:: Material to process ::

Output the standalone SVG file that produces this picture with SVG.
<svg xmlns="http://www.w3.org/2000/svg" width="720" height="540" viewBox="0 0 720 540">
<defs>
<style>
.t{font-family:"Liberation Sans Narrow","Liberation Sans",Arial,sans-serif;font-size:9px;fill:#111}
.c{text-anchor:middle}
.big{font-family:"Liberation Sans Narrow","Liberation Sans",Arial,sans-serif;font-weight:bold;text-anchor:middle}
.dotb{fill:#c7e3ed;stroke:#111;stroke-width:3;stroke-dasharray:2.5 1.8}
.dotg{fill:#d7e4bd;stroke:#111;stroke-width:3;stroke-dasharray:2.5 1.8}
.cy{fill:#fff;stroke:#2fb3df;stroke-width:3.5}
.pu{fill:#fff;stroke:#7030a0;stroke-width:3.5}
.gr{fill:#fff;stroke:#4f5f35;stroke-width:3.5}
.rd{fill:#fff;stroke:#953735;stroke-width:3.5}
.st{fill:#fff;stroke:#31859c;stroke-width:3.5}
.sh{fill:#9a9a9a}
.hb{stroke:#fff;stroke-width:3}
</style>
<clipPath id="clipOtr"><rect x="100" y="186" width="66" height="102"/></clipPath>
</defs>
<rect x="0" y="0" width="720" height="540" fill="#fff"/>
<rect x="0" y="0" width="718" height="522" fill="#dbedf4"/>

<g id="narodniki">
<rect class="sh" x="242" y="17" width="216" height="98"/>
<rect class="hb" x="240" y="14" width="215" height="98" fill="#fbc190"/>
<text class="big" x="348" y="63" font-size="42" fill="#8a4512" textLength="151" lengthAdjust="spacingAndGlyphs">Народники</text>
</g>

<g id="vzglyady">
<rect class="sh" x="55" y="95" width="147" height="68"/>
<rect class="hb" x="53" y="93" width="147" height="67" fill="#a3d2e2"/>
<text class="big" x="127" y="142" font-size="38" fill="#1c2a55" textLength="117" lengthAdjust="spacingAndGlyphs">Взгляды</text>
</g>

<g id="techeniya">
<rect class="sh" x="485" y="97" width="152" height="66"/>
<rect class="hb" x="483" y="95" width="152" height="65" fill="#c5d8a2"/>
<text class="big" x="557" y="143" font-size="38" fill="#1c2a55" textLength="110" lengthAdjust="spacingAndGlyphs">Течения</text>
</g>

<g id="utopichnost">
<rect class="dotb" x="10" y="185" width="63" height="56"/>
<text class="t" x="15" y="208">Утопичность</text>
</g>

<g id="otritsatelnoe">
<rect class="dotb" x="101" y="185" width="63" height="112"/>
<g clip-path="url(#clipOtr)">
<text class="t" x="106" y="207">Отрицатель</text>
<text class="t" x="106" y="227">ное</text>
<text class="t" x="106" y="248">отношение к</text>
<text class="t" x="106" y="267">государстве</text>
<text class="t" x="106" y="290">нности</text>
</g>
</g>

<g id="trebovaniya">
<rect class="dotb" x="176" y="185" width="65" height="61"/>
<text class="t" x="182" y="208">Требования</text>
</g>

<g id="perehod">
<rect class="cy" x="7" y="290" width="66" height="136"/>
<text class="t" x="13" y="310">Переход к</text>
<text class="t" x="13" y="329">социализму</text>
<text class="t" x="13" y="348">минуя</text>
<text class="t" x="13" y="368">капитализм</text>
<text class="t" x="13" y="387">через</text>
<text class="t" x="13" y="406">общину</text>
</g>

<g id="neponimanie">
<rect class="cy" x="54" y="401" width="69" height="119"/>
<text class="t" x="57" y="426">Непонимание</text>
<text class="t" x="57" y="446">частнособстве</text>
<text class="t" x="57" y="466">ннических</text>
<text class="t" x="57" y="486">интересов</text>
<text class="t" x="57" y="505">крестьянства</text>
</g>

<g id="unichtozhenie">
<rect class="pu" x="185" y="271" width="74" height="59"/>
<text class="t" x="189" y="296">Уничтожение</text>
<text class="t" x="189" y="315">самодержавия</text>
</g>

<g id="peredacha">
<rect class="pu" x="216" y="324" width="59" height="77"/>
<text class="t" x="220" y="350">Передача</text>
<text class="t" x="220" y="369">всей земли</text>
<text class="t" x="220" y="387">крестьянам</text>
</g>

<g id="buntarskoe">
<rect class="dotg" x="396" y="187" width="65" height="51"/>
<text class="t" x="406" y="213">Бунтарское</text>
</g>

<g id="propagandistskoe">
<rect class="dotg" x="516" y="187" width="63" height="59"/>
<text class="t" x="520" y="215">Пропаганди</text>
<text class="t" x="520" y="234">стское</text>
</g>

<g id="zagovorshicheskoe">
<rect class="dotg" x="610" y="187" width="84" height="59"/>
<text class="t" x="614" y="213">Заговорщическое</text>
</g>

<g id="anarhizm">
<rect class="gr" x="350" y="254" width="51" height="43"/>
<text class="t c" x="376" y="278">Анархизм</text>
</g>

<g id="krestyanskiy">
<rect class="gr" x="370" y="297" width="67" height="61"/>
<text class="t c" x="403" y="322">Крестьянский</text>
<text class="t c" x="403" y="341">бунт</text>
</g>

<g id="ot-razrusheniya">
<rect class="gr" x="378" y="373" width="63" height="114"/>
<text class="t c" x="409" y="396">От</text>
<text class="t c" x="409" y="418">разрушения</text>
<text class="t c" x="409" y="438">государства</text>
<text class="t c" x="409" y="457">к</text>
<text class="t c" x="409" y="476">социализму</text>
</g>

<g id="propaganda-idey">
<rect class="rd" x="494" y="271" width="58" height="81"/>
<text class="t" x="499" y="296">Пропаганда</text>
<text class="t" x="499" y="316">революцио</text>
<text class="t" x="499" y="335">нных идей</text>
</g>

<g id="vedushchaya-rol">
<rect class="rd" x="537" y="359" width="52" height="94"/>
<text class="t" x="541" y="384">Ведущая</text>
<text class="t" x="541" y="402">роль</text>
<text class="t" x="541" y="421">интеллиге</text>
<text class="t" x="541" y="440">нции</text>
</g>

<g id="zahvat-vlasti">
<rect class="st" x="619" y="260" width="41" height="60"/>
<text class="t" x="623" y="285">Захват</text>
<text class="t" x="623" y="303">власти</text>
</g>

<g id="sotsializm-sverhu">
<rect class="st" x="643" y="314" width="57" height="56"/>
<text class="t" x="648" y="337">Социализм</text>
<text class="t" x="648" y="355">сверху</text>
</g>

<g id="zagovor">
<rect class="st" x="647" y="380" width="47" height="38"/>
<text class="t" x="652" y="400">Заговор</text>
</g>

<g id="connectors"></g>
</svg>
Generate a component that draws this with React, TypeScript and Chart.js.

:::

Task details
Go through the records above and copy every line with the word "that".

Response
Output the standalone SVG file that produces this picture with SVG.
Generate a component that draws this with React, TypeScript and Chart.js.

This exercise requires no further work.